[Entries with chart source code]
══════════

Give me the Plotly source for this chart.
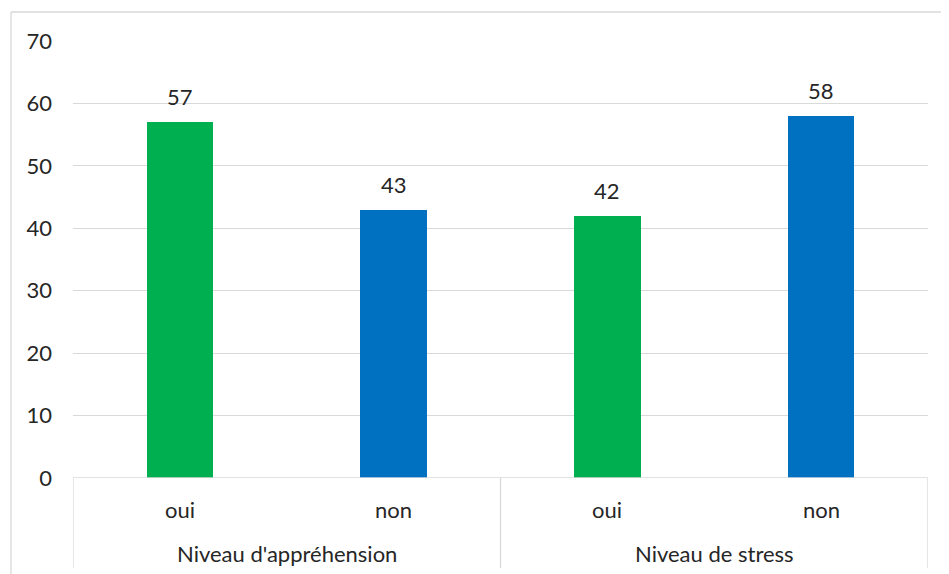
import plotly.graph_objects as go

groups = ["Niveau d'appréhension", "Niveau d'appréhension", "Niveau de stress", "Niveau de stress"]
answers = ["oui", "non", "oui", "non"]
values = [57, 43, 42, 58]
colors = ["#00B050", "#0070C0", "#00B050", "#0070C0"]
group_names = ["Niveau d'appréhension", "Niveau de stress"]
yticks = [0, 10, 20, 30, 40, 50, 60, 70]

FONT = "Lato"
FS = 22
TXT = "#262626"
GRID = "#D9D9D9"

xpos = list(range(len(values)))

fig = go.Figure()
fig.add_trace(go.Bar(
    x=xpos, y=values, marker_color=colors, marker_line_width=0,
    width=0.31, showlegend=False, hoverinfo="skip",
))

annotations = []
for i, v in enumerate(values):
    annotations.append(dict(x=i, y=v, xref="x", yref="y", text=str(v), showarrow=False,
                            yanchor="bottom", yshift=10,
                            font=dict(family=FONT, size=FS, color=TXT)))
ph = 437.0
pw = 855.0
for i, a in enumerate(answers):
    annotations.append(dict(x=i, y=-31 / ph, xref="x", yref="paper", text=a, showarrow=False,
                            yanchor="middle", font=dict(family=FONT, size=FS, color=TXT)))
for gi, g in enumerate(group_names):
    idx = [i for i, gg in enumerate(groups) if gg == g]
    annotations.append(dict(x=sum(idx) / len(idx), y=-75 / ph, xref="x", yref="paper", text=g,
                            showarrow=False, yanchor="middle",
                            font=dict(family=FONT, size=FS, color=TXT)))

shapes = []
shapes.append(dict(type="line", xref="paper", yref="y", x0=0, x1=1, y0=0, y1=0,
                   line=dict(color=GRID, width=1.3)))
bounds = [-0.5, 1.5, 3.5]
for b in bounds:
    shapes.append(dict(type="line", xref="x", yref="paper", x0=b, x1=b, y0=0, y1=-90 / ph,
                       line=dict(color=GRID, width=1.3)))
# outer chart border (top and left edges only visible)
bx0 = (11 - 73) / pw
by1 = (478 - 12) / ph
shapes.append(dict(type="line", xref="paper", yref="paper", x0=bx0, x1=(960 - 73) / pw,
                   y0=by1, y1=by1, line=dict(color=GRID, width=1.3), layer="below"))
shapes.append(dict(type="line", xref="paper", yref="paper", x0=bx0, x1=bx0,
                   y0=-120 / ph, y1=by1, line=dict(color=GRID, width=1.3), layer="below"))

fig.update_layout(
    width=949, height=574,
    margin=dict(l=65, r=29, t=33, b=104),
    paper_bgcolor="white", plot_bgcolor="white",
    font=dict(family=FONT, size=FS, color=TXT),
    xaxis=dict(range=[-0.5, 3.5], showticklabels=False, showgrid=False, zeroline=False,
               showline=False, ticks="", fixedrange=True),
    yaxis=dict(range=[0, 70], tickvals=yticks, showgrid=True, gridcolor=GRID, gridwidth=1.3,
               zeroline=False, showline=False, ticks="", ticklabelstandoff=20,
               tickfont=dict(family=FONT, size=FS, color=TXT), fixedrange=True),
    annotations=annotations, shapes=shapes, bargap=0,
)

fig.write_html("out.html")
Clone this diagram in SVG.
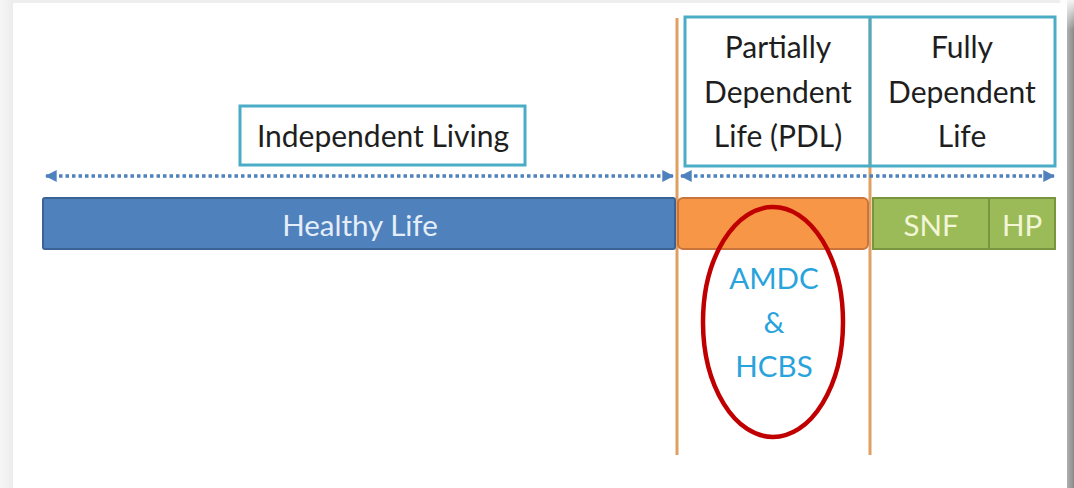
<svg xmlns="http://www.w3.org/2000/svg" width="1074" height="488" viewBox="0 0 1074 488">
<defs>
<style>
.lbl{font-family:Lato,"Open Sans","Liberation Sans",sans-serif;font-size:30px;fill:#1e1e1e;text-anchor:middle}
.bar{font-family:Lato,"Open Sans","Liberation Sans",sans-serif;font-size:29.5px;text-anchor:middle}
.box{fill:#ffffff;stroke:#4BACC6;stroke-width:3}
.arrow{stroke:#4F81BD;stroke-width:3.5;stroke-dasharray:3.5 3;fill:none}
.vline{stroke:#E0A060;stroke-width:3}
</style>
<marker id="ah" viewBox="0 0 10 10" refX="9" refY="5" markerWidth="3.4" markerHeight="3.4" orient="auto-start-reverse" markerUnits="strokeWidth">
<path d="M0,0 L10,5 L0,10 z" fill="#4F81BD"/>
</marker>
<linearGradient id="lg" x1="0" x2="1" y1="0" y2="0">
<stop offset="0" stop-color="#f6f6f6"/><stop offset="1" stop-color="#ececec"/>
</linearGradient>
<linearGradient id="rg" x1="0" x2="1" y1="0" y2="0">
<stop offset="0" stop-color="#b0b0b0"/><stop offset="1" stop-color="#8a8a8a"/>
</linearGradient>
<linearGradient id="rgv" x1="0" x2="0" y1="0" y2="1">
<stop offset="0" stop-color="#ffffff" stop-opacity="0.9"/><stop offset="0.25" stop-color="#ffffff" stop-opacity="0"/>
</linearGradient>
</defs>
<rect x="0" y="0" width="1074" height="488" fill="#ffffff"/>
<rect x="0" y="0" width="13" height="488" fill="url(#lg)"/>
<rect x="13" y="0" width="1055" height="3" fill="#eeeeee"/>
<rect x="1067" y="0" width="7" height="488" fill="url(#rg)"/>
<rect x="1060" y="0" width="14" height="120" fill="url(#rgv)"/>

<g id="vlines">
<line class="vline" x1="677" y1="18" x2="677" y2="455"/>
<line class="vline" x1="870" y1="18" x2="870" y2="455"/>
</g>

<g id="independent-living">
<rect class="box" x="240" y="106" width="285" height="59"/>
<text class="lbl" x="383" y="147">Independent Living</text>
</g>

<g id="dependent-boxes">
<rect x="685" y="17" width="370" height="149" fill="none" stroke="#4BACC6" stroke-width="3"/>
<line x1="870" y1="17" x2="870" y2="166" stroke="#4BACC6" stroke-width="3"/>
</g>
<g id="pdl">
<text class="lbl"><tspan x="778" y="58">Partially</tspan><tspan x="778" y="103">Dependent</tspan><tspan x="778" y="147">Life (PDL)</tspan></text>
</g>
<g id="fdl">
<text class="lbl"><tspan x="962" y="58">Fully</tspan><tspan x="962" y="103">Dependent</tspan><tspan x="962" y="147">Life</tspan></text>
</g>

<g id="connectors">
<line class="arrow" x1="46" y1="176" x2="673" y2="176" marker-start="url(#ah)" marker-end="url(#ah)"/>
<line class="arrow" x1="681" y1="176" x2="1054" y2="176" marker-start="url(#ah)" marker-end="url(#ah)"/>
</g>

<g id="healthy-life">
<rect x="43" y="198" width="632" height="51" rx="2" fill="#4F81BD" stroke="#3B6294" stroke-width="2"/>
<text class="bar" x="360" y="236" fill="#E4EEF8">Healthy Life</text>
</g>
<g id="pdl-bar">
<rect x="678" y="198" width="190" height="51" rx="5" fill="#F79646" stroke="#C9743A" stroke-width="2"/>
</g>
<g id="snf">
<rect x="873" y="198" width="116" height="51" fill="#9BBB59" stroke="#7A953F" stroke-width="2"/>
<text class="bar" x="931" y="236" fill="#F2F6D6">SNF</text>
</g>
<g id="hp">
<rect x="989" y="198" width="66" height="51" fill="#9BBB59" stroke="#7A953F" stroke-width="2"/>
<text class="bar" x="1022" y="236" fill="#F2F6D6">HP</text>
</g>

<g id="amdc-hcbs">
<ellipse cx="773" cy="322" rx="70" ry="115" fill="none" stroke="#C00000" stroke-width="4.5"/>
<text class="bar" fill="#29A3DC"><tspan x="774" y="289">AMDC</tspan><tspan x="774" y="333">&amp;</tspan><tspan x="774" y="377">HCBS</tspan></text>
</g>
</svg>
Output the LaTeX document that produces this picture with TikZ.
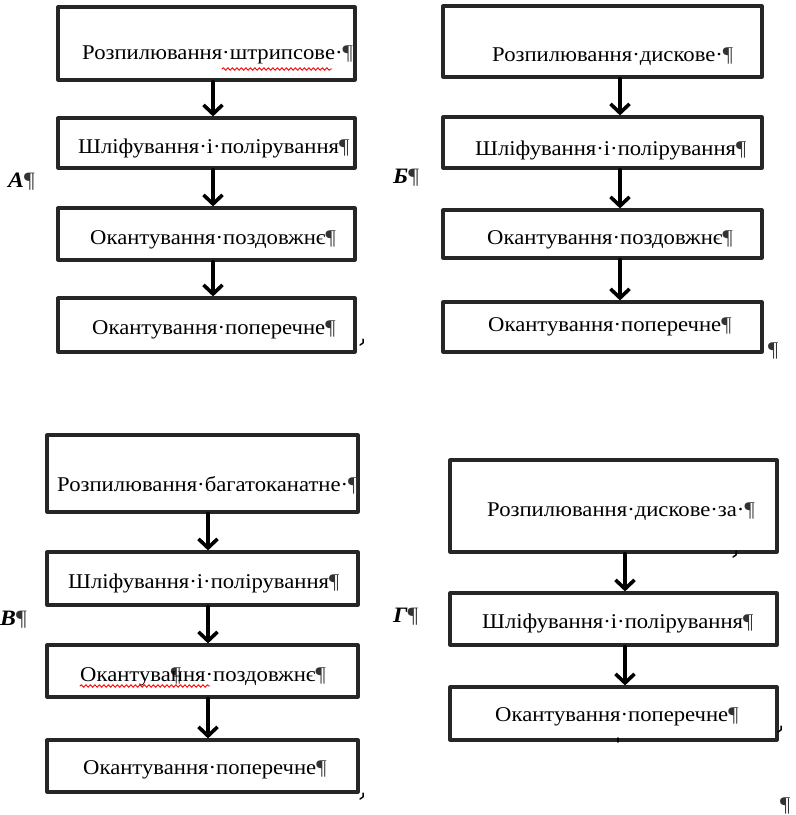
\documentclass[tikz,border=0pt]{standalone}
\usepackage{fontspec}
\setmainfont[FakeStretch=1.08]{Liberation Serif}
\usetikzlibrary{arrows.meta, decorations.pathmorphing}
\newcommand{\pf}{{\color{black!80}¶}}

\begin{document}
\begin{tikzpicture}[x=1pt, y=-1pt, line cap=round, line join=round,
  blok/.style={draw=black!85, line width=3.2pt, inner sep=0pt},
  napys/.style={anchor=west, inner sep=0pt, font=\fontsize{21}{24}\selectfont},
  litera/.style={anchor=west, inner sep=0pt, font=\fontsize{22}{24}\selectfont\bfseries\itshape},
  strilka/.style={line width=3.6pt, -{Straight Barb[length=9pt,width=19pt]}},
  pomylka/.style={red, line width=0.9pt, decorate,
    decoration={snake, amplitude=1.3pt, segment length=4.5pt}},
  hachok/.style={line width=1.5pt}]

\useasboundingbox (0,0) rectangle (796,815);

% А: штрипсове
\node[blok, minimum width=297, minimum height=73] (a1) at (206.5,43.5) {};
\node[blok, minimum width=297, minimum height=50] (a2) at (206.5,143) {};
\node[blok, minimum width=297, minimum height=52] (a3) at (206.5,234) {};
\node[blok, minimum width=297, minimum height=54] (a4) at (206.5,325) {};
\node[napys] (a1t) at (82,55) {Розпилювання·штрипсове·\pf};
\node[napys] (a2t) at (78,148) {Шліфування·і·полірування\pf};
\node[napys] (a3t) at (90,240) {Окантування·поздовжнє\pf};
\node[napys] (a4t) at (92,330) {Окантування·поперечне\pf};
\draw[strilka] ([xshift=6.5]a1.south) -- ([xshift=6.5]a2.north);
\draw[strilka] ([xshift=6.5]a2.south) -- ([xshift=6.5]a3.north);
\draw[strilka] ([xshift=6.5]a3.south) -- ([xshift=6.5]a4.north);
\draw[pomylka] (222,69) -- (332,69);
\node[litera] (la) at (8,182) {А{\mdseries\upshape\pf}};

% Б: дискове
\node[blok, minimum width=319, minimum height=71] (b1) at (602.5,41.5) {};
\node[blok, minimum width=319, minimum height=51] (b2) at (602.5,142.5) {};
\node[blok, minimum width=319, minimum height=48] (b3) at (602.5,234) {};
\node[blok, minimum width=319, minimum height=50] (b4) at (602.5,327) {};
\node[napys] (b1t) at (492,57) {Розпилювання·дискове·\pf};
\node[napys] (b2t) at (475,150) {Шліфування·і·полірування\pf};
\node[napys] (b3t) at (487,240) {Окантування·поздовжнє\pf};
\node[napys] (b4t) at (488,327) {Окантування·поперечне\pf};
\draw[strilka] ([xshift=17.5]b1.south) -- ([xshift=17.5]b2.north);
\draw[strilka] ([xshift=17.5]b2.south) -- ([xshift=17.5]b3.north);
\draw[strilka] ([xshift=17.5]b3.south) -- ([xshift=17.5]b4.north);
\node[litera] (lb) at (393,178) {Б{\mdseries\upshape\pf}};
\node[napys] (pb) at (768,351) {\pf};

% В: багатоканатне
\node[blok, minimum width=311, minimum height=77] (v1) at (202.5,473.5) {};
\node[blok, minimum width=311, minimum height=53] (v2) at (202.5,578.5) {};
\node[blok, minimum width=311, minimum height=52] (v3) at (202.5,671) {};
\node[blok, minimum width=311, minimum height=52] (v4) at (202.5,766) {};
\node[napys] (v1t) at (57,485) {Розпилювання·багатоканатне·\pf};
\node[napys] (v2t) at (68,583) {Шліфування·і·полірування\pf};
\node[napys] (v3t) at (80,677) {Окантува\rlap{\pf}ння·поздовжнє\pf};
\node[napys] (v4t) at (83,770) {Окантування·поперечне\pf};
\draw[strilka] ([xshift=5.5]v1.south) -- ([xshift=5.5]v2.north);
\draw[strilka] ([xshift=5.5]v2.south) -- ([xshift=5.5]v3.north);
\draw[strilka] ([xshift=5.5]v3.south) -- ([xshift=5.5]v4.north);
\draw[pomylka] (80,686) -- (210,686);
\node[litera] (lv) at (0,620) {В{\mdseries\upshape\pf}};

% Г: дискове за
\node[blok, minimum width=327, minimum height=92] (g1) at (613.5,506) {};
\node[blok, minimum width=327, minimum height=52] (g2) at (613.5,619) {};
\node[blok, minimum width=327, minimum height=53] (g3) at (613.5,713.5) {};
\node[napys] (g1t) at (487,512) {Розпилювання·дискове·за·\pf};
\node[napys] (g2t) at (482,623) {Шліфування·і·полірування\pf};
\node[napys] (g3t) at (495,717) {Окантування·поперечне\pf};
\draw[strilka] ([xshift=11.5]g1.south) -- ([xshift=11.5]g2.north);
\draw[strilka] ([xshift=11.5]g2.south) -- ([xshift=11.5]g3.north);
\node[litera] (lg) at (393,617) {Г{\mdseries\upshape\pf}};
\node[napys] (pg) at (780,806) {\pf};

% гачки
\draw[hachok] (363,339) -- (363,343) -- (360,345);
\draw[hachok] (363,793) -- (363,797) -- (360,799);
\draw[hachok] (736,551) -- (736,555) -- (733,557);
\draw[hachok] (781,726) -- (781,730) -- (778,732);
\draw[hachok] (618,738) -- (618,742);
\end{tikzpicture}
\end{document}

══════════

_WORK TO BE COMPLETED_
Reproduce, word for word, every line from the start of the records down to and including the line with "yticks = [0, 10, 20, 30, 40, 50, 60, 70]"; skip the pictures.

_CORRECT RESULT_
Give me the Plotly source for this chart.
import plotly.graph_objects as go

groups = ["Niveau d'appréhension", "Niveau d'appréhension", "Niveau de stress", "Niveau de stress"]
answers = ["oui", "non", "oui", "non"]
values = [57, 43, 42, 58]
colors = ["#00B050", "#0070C0", "#00B050", "#0070C0"]
group_names = ["Niveau d'appréhension", "Niveau de stress"]
yticks = [0, 10, 20, 30, 40, 50, 60, 70]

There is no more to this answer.